Jafor Islam (VOA) [Public domain], via Wikimedia Commons

Esiste un popolo fantasma in Myanmar (Birmania), una minoranza di religione musulmana a cui è stata revocata per legge la cittadinanza, un popolo perseguitato dal governo militare birmano: è il popolo dei rohingya. Rappresentano il 4% della popolazione, circa due milioni di persone e vivono prevalentemente nello stato del Rakhine, nella parte occidentale del paese, ma secondo la legge sulla cittadinanza del Myanmar, risalente al 1982, i Rohingya non fanno parte delle 135 etnie riconosciute dallo Stato.
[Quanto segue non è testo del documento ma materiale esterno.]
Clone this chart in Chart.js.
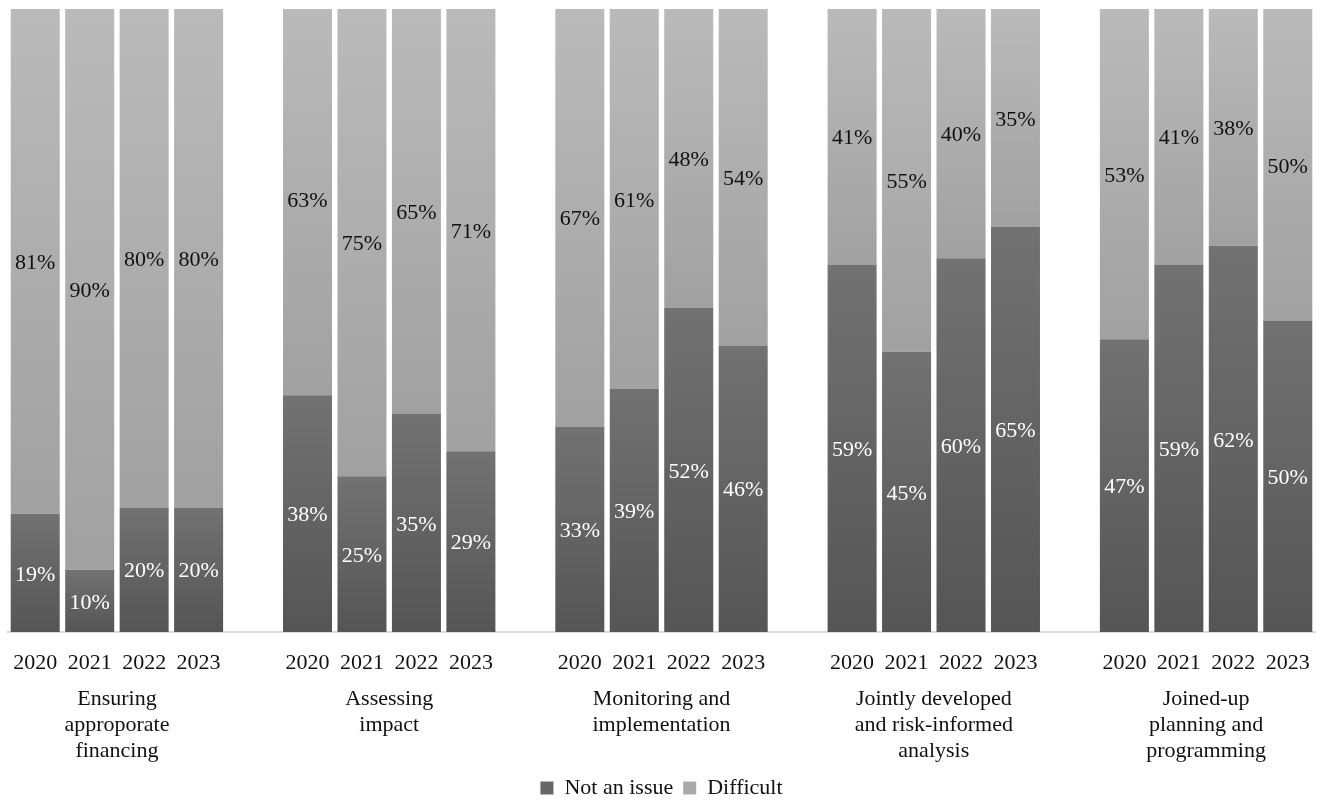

Sono rare le notizie sulle TV occidentali e nei nostri TG che raccontano lo strazio, la miseria e la povertà in cui queste persone sono ridotte a vivere. Non possono prendere la cittadinanza, non è consentito loro di viaggiare senza uno speciale permesso, di possedere terreni e sono tenuti a firmare un impegno a non avere più di due figli. Dall’inizio delle repressioni del 2016/2017 oltre 700mila sono stati costretti a fuggire dalle loro terre, a causa di continui attacchi dell’esercito birmano e degli estremisti buddisti. Sono stati sfrattati brutalmente dalle loro case, poi bruciate, sono stati distrutti i loro negozi, devastati i loro campi. La maggior parte di loro oggi vive in campi profughi oltre il confine con il Bangladesh, ovviamente anche qui non sono i benvenuti e non trovano l’accoglienza necessaria, anche per via delle limitate risorse finanziarie del paese. Altri, una minoranza, circa 150mila, sono rimasti in Myanmar, nella periferia di Sittwe, la capitale del Rakhine, confinati in baraccopoli e controllati attentamente dalla polizia. Questi insediamenti non sono altro che prigioni a cielo aperto dove i rohingya sono privati dei loro diritti, come spostarsi e lavorare. Soffrono la fame, non possono lavorare, coltivare, e commerciare prodotti, sono prigionieri a casa loro, dove una volta musulmani e buddisti convivevano pacificamente. Secondo le Nazioni Unite sono “una delle minoranze più perseguitate nel mondo” e “il popolo meno voluto al mondo”.